There’s a bug in there somewhere.

It turns out that if you have FAT32FS installed ROOL SCSISoftUSB won’t transfer files greater than 512K kill FAT32FS and it works fine.

 
Feb 9, 2019 1:51pm
Avatar Jon Abbott (1421) 2180 posts

It turns out that if you have FAT32FS installed ROOL SCSISoftUSB won’t transfer files greater than 512K kill FAT32FS and it works fine.

I assume you’re using the latest version – the one bundled with RISC OS is out of date.

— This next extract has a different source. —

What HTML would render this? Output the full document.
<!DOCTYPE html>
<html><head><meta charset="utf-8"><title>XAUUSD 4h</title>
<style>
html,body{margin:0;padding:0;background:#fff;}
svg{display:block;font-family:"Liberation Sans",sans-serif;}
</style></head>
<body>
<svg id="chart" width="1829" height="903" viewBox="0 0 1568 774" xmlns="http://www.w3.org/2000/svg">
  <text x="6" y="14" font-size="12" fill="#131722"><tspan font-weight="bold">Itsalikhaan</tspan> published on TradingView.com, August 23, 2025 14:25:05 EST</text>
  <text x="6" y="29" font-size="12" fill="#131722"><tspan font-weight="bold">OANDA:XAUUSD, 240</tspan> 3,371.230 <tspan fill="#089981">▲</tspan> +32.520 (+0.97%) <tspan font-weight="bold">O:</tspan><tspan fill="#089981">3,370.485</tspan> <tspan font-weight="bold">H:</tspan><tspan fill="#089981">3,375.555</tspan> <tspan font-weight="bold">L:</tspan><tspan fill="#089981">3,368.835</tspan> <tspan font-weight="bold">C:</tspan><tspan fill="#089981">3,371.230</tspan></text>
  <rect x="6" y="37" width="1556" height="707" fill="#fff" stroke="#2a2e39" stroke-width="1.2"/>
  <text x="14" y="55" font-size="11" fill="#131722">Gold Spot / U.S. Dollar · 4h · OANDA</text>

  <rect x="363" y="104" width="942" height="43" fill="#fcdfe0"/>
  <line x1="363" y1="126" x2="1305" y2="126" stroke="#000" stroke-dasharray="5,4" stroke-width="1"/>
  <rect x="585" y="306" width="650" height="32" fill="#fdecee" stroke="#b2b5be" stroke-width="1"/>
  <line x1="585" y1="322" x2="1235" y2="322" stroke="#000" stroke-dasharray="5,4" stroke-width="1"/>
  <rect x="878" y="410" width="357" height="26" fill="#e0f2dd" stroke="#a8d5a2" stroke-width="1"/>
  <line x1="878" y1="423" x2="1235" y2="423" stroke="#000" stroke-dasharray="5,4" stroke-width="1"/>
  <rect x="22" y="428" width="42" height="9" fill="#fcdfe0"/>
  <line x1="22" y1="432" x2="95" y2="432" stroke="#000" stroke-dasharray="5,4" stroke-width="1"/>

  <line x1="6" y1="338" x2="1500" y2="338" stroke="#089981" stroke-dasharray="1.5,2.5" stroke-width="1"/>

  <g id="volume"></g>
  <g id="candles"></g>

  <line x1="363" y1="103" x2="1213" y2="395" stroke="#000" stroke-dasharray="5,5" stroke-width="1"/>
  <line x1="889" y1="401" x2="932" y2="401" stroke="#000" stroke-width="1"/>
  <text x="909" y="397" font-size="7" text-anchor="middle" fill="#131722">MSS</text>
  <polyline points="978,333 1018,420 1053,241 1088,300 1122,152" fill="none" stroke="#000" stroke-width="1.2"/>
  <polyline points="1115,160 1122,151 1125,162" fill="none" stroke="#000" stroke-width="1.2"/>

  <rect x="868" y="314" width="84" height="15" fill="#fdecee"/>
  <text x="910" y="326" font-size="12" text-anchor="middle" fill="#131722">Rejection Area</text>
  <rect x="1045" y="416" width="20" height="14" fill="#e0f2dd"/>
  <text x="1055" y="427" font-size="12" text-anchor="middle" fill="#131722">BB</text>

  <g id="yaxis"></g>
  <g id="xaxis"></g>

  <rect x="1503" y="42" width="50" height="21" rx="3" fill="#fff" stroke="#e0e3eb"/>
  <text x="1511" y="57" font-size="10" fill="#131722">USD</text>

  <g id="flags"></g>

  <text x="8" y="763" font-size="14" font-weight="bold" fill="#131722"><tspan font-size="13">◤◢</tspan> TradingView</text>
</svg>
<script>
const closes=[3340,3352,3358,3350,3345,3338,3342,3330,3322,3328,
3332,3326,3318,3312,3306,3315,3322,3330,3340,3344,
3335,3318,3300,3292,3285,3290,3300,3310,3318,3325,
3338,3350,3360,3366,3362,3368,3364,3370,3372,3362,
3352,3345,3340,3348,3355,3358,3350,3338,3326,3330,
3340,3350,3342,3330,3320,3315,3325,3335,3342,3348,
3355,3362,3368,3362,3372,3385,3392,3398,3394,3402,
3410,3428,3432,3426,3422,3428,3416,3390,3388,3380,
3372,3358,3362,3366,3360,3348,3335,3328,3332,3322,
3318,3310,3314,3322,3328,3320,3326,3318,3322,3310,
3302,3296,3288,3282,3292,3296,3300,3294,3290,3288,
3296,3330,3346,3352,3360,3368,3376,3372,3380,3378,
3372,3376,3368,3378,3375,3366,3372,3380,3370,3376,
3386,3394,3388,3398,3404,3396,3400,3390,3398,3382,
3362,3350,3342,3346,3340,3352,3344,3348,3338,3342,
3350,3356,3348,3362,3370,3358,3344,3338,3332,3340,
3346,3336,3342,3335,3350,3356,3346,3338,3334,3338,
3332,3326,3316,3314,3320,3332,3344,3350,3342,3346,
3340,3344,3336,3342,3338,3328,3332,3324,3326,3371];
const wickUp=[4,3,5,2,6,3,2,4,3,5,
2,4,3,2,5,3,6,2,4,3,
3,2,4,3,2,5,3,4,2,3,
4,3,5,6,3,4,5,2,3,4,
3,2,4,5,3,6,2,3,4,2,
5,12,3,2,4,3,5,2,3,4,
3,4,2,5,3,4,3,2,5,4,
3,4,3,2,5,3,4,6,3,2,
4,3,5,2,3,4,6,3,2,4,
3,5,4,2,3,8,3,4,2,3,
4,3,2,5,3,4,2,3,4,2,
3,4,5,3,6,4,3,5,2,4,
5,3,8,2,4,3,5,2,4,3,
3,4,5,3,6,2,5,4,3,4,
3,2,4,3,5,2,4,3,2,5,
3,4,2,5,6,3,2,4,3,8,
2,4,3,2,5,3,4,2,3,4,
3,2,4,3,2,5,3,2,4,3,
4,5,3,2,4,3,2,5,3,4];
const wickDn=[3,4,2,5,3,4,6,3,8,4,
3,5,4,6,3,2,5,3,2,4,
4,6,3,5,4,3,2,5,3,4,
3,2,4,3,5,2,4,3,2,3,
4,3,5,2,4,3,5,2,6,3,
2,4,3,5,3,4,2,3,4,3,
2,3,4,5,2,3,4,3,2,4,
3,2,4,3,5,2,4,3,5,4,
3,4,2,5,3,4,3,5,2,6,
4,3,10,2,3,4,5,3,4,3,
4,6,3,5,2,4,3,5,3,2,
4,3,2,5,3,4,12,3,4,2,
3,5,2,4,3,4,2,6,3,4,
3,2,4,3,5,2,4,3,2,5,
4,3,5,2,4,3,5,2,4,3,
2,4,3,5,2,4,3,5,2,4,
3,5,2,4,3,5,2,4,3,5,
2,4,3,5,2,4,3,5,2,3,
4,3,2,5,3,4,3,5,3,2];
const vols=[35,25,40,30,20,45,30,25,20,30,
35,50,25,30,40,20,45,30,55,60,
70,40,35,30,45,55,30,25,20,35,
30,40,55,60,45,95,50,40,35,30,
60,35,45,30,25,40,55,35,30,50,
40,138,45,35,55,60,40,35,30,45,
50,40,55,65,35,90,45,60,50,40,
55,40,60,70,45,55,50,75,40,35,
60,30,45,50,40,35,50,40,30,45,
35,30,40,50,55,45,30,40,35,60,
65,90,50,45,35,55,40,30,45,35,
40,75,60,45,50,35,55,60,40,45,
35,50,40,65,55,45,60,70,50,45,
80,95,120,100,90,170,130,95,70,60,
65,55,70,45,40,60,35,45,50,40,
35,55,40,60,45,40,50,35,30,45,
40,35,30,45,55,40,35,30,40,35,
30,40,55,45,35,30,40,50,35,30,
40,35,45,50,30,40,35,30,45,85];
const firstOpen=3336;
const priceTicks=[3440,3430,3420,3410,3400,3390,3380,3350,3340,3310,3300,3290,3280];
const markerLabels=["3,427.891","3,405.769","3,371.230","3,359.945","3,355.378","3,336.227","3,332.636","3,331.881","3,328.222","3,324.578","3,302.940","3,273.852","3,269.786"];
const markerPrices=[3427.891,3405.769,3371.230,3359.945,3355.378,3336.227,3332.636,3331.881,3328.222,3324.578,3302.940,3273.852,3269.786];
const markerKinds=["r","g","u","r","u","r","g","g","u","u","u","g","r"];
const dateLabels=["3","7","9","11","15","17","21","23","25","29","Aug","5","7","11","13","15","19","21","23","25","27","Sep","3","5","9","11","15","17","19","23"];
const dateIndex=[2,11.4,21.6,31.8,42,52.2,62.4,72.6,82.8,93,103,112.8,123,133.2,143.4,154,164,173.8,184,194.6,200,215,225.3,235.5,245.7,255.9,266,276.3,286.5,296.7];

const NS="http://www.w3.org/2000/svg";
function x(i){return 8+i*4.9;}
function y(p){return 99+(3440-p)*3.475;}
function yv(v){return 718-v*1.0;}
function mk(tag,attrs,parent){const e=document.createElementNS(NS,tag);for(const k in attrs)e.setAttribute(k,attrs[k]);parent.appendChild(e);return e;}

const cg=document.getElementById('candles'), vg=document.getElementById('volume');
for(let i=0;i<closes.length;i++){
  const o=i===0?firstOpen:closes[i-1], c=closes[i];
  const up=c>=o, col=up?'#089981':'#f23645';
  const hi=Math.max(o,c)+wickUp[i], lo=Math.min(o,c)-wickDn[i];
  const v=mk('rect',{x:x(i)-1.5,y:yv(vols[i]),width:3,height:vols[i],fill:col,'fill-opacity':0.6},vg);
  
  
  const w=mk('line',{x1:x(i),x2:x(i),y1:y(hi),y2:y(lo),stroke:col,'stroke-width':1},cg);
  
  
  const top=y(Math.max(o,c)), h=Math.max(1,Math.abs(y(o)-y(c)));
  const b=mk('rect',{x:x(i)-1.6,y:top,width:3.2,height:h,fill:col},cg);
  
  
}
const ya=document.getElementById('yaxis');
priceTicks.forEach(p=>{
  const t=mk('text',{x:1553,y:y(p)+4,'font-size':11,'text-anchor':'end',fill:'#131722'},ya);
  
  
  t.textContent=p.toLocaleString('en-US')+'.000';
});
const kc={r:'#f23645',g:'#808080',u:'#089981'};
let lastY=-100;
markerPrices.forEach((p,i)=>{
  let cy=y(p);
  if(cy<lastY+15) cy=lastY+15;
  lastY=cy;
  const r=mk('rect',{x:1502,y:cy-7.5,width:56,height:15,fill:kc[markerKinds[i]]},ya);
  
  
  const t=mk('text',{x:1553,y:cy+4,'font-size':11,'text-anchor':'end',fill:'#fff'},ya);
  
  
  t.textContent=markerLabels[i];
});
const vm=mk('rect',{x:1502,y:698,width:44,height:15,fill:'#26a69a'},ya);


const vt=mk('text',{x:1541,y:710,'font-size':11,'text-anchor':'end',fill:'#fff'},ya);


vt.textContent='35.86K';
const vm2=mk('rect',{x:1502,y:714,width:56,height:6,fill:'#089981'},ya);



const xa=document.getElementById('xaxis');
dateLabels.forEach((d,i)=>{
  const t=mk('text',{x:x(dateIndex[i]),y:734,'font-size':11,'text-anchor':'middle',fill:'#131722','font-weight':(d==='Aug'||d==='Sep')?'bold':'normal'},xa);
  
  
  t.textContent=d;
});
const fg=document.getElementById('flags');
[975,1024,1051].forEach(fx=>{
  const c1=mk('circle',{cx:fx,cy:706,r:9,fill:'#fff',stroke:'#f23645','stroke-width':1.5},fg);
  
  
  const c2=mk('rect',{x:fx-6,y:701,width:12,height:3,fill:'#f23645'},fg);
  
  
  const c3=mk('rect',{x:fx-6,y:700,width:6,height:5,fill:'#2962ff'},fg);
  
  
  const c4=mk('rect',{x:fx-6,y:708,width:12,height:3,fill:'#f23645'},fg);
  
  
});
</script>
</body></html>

I now have four floppy drives to play with:

MITSUMI USB FDD 1039
TEAC FD-05PUB 3000
Y-E USB-FDU DATA 6.01 (original drive I was testing)
Y-E USB-FDU DATA 7.03

They all work under usbstack7, Windows 10 and Stretch. Under usbstack5 the MISTUMI works, the Y-E DATA’s predictably fail on INQUIRY and the TEAC locks the machine on INQUIRY.

 
Feb 9, 2019 3:02pm
Avatar Colin (478) 2309 posts

You can try SCSISoftUSB if you like.

It won’t write files greater than 512KB with fat32fs, it will read. The new version of fat32fs made no difference. I don’t think the problem is fat32fs as usbstack7 works ok. If you kill fat32fs this version works for me. You may or maynot have problems with INQUIRY as the ROOL version is lacking returned status errors an I’m not messing about with exception code until it works.

I take it that you didn’t have problems with keypresses with usbstack7 – the version without debug code.

 
Feb 9, 2019 4:30pm
Avatar Jon Abbott (1421) 2180 posts

You can try SCSISoftUSB if you like.

Works great, all four drives worked. All we need now is a proper Filer, with Format/Verify and a floppy drive icon!

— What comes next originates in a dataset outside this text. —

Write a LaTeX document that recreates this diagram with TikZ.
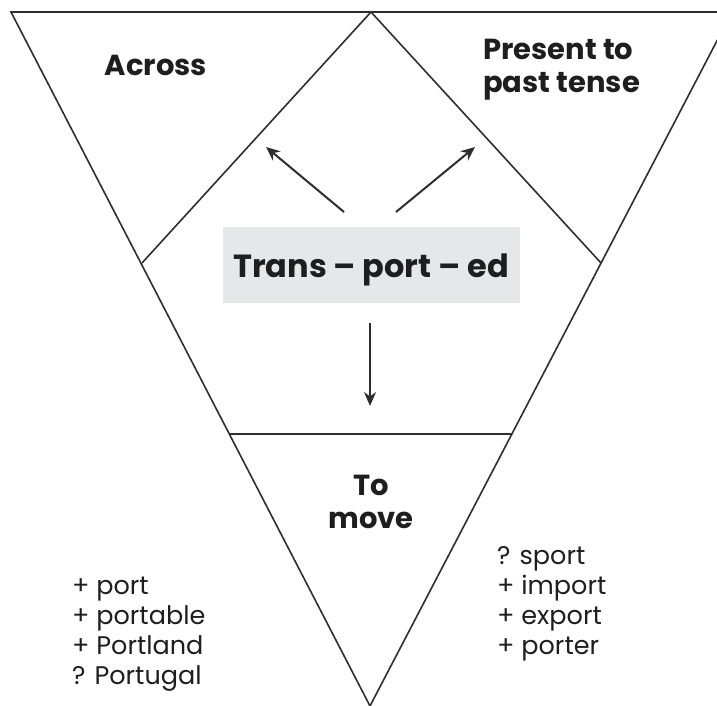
\documentclass[tikz,border=0pt]{standalone}
\usepackage{fontspec}
\setmainfont{Poppins}
\usetikzlibrary{arrows.meta}
\definecolor{linec}{HTML}{2E2E2E}
\definecolor{boxgray}{HTML}{E6E7E9}
\definecolor{textc}{HTML}{1E1E1E}
\tikzset{
  edge/.style={draw=linec, line width=1.6pt},
  arr/.style={draw=linec, line width=2pt, -{Stealth[length=14pt,width=12pt]}},
  title/.style={font=\bfseries\fontsize{29}{33}\selectfont, text=textc, inner sep=0pt},
  listtxt/.style={font=\fontsize{25.5}{30}\selectfont, text=textc, inner sep=0pt, align=left, anchor=base west},
}
\begin{document}
\begin{tikzpicture}[x=1pt,y=-1pt]
\useasboundingbox (0,0) rectangle (717,706);
\clip (0,0) rectangle (717,706);
% gray box
\fill[boxgray] (223,227) rectangle (520,303);
% outer triangle
\coordinate (tl) at (11,12);
\coordinate (tr) at (732,12);
\coordinate (bot) at (370,706);
\coordinate (dtop) at (371,12);
\coordinate (dl) at (142,263);
\coordinate (dr) at (601,263);
\coordinate (hl) at (230,434);
\coordinate (hr) at (512,434);
\draw[edge, line join=miter] (tr) -- (tl) -- (bot) -- cycle;
\draw[edge] (dl) -- (dtop) -- (dr);
\draw[edge] (hl) -- (hr);
% texts
\node[title, anchor=base] (across) at (156,76) {Across};
\node[title, anchor=base west, align=left] (present) at (483,93) {Present to\\past tense};
\node[title, anchor=base, font=\bfseries\fontsize{32}{36}\selectfont] (trans) at (371,277) {Trans – port – ed};
\node[title, anchor=base, align=center] (tomove) at (371,528) {To\\move};
\node[listtxt] (leftlist) at (72,684) {+ port\\+ portable\\+ Portland\\? Portugal};
\node[listtxt] (rightlist) at (497,654) {? sport\\+ import\\+ export\\+ porter};
% arrows
\coordinate (a1s) at (344,212);
\coordinate (a1e) at (266,147);
\coordinate (a2s) at (396,212);
\coordinate (a2e) at (475,147);
\coordinate (a3s) at (370,323);
\coordinate (a3e) at (370,406);
\draw[arr] (a1s) -- (a1e);
\draw[arr] (a2s) -- (a2e);
\draw[arr] (a3s) -- (a3e);
\end{tikzpicture}
\end{document}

I take it that you didn’t have problems with keypresses with usbstack7 – the version without debug code.

I never got to test it, it was locking up within seconds of loading the stack, so I modified the script to ID the floppy drive as soon as it loaded. Obviously Reporter wasn’t the issue.

 
Feb 16, 2019 7:17pm
Avatar Dave Higton (1515) 2432 posts

While clearing out some stuff a few days ago, I found a USB floppy drive. Although it’s labelled “http://www.smartdisk.com”, it’s a Teac FD-05PUB, 0644:0000.

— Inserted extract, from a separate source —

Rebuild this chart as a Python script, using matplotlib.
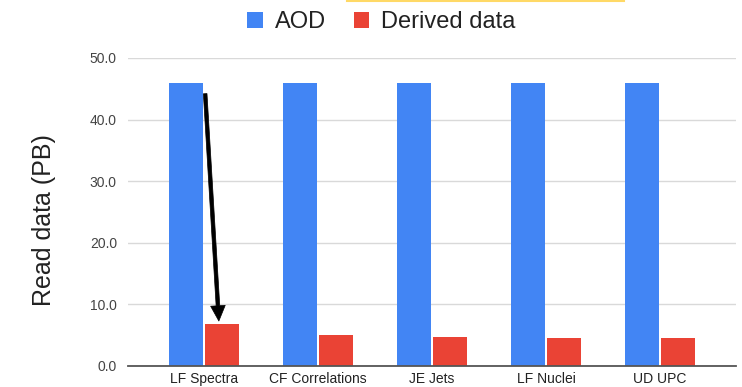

Although this thread is about a USB floppy drive on a Pi, and I use a BBxM, I thought I’d give it a go, using SCSISoftUSB from two posts above. And it works, basically.

I found one oddity straight away. The disc was write protected and I tried to write a file to it, after successfully reading a few files. The icon of the new file appeared in the directory viewer, but I then got an error window about read-only. On aborting the operation, the icon was still there in the viewer. Deleting the file deleted the icon but then gave a read-only error.

So it’s mostly good news.

I’m amazed that the power supply powers the BBxM, a 7 port hub, a 120GB SSD, a keyboard and a mouse, a MIDI adapter, my mobile phone (on charge) and the floppy.

 
Feb 17, 2019 10:00am
Avatar Colin Ferris (399) 1125 posts

Would this USB floppy – work with a Iyonix?

How far can it be made to work – ie RO formats?

 
Feb 17, 2019 11:09am
Avatar Colin (478) 2309 posts

Sorry for the delay I’ve had the flu.

Works great, all four drives worked.

I can’t get it to work with fat32fs for files greater then 512KB can you try scsisoftusbtest

It contains the scsisoftusb module and a !LanManTest program. If after loading scsisoftusb if the device is Fat32fs::Fat32_0 then Lanmantest will work unmodified. If not you need to modify the line

PROCtest("Fat32fs::Fat32_0")

to point to your floppy. Once it points to your floppy run it and it will try and read/write a 1 MB file. This fails for me. If I rmkill fat32fs and point LanManTest to the new drive name then running the program will work fine.

Does it work properly with Fat32FS for you?